Dinner. Hamburger. By then she’d forgotten about brain food, and so had I.

Tonight is Despair Night, where I become convinced that the book is absolute crap; it follows last night’s Delirious Joy Night, where I was happy about it. I don’t have enough pictures, which is an odd thing to say about a book, but I always knew that would be the case here. The only problem is that there isn’t the sort of resources for this book as there was for its predecessors, and -

Ah, just shut up and write.

I have to write next Tuesday’s column tonight - thereby ensuring maximum topicality – because I am a helper at Gnat’s Friday morning play school tomorrow, and that’s usually column time. Then piano lessons. Then Target. Then, blessed Friday night. Pizza, coffee, and a consultation with that Glenmorangie (Port Wood Finish) that’s been sitting on the top shelf since Christmas. Before I go, some pictures.

A late entry into the Blog contest. Nothing photoshopped, just very sweet. She wanted to put Jasper to bed and read to him, pretending that “he is my dog brother.”

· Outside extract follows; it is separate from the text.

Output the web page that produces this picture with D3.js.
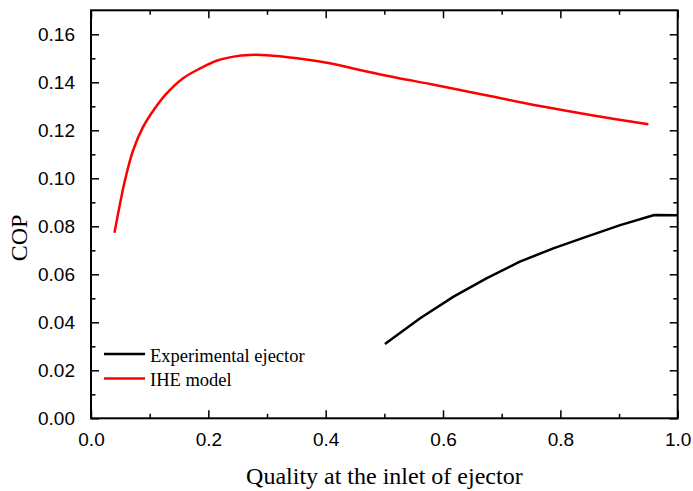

She also likes to take pictures. I’ve let her play with the camera, and this is what she shoots. I’m not kidding. Her favorite subject: Things The Dog Will Endure Having Placed on His Head. The first is some packing instructions from DirecTV; the second is a Barbie crown with a Polly Pocket pants stuck over the primary diadem.








That’s my dog. That’s my girl. That’s my life. If I complain, kick me.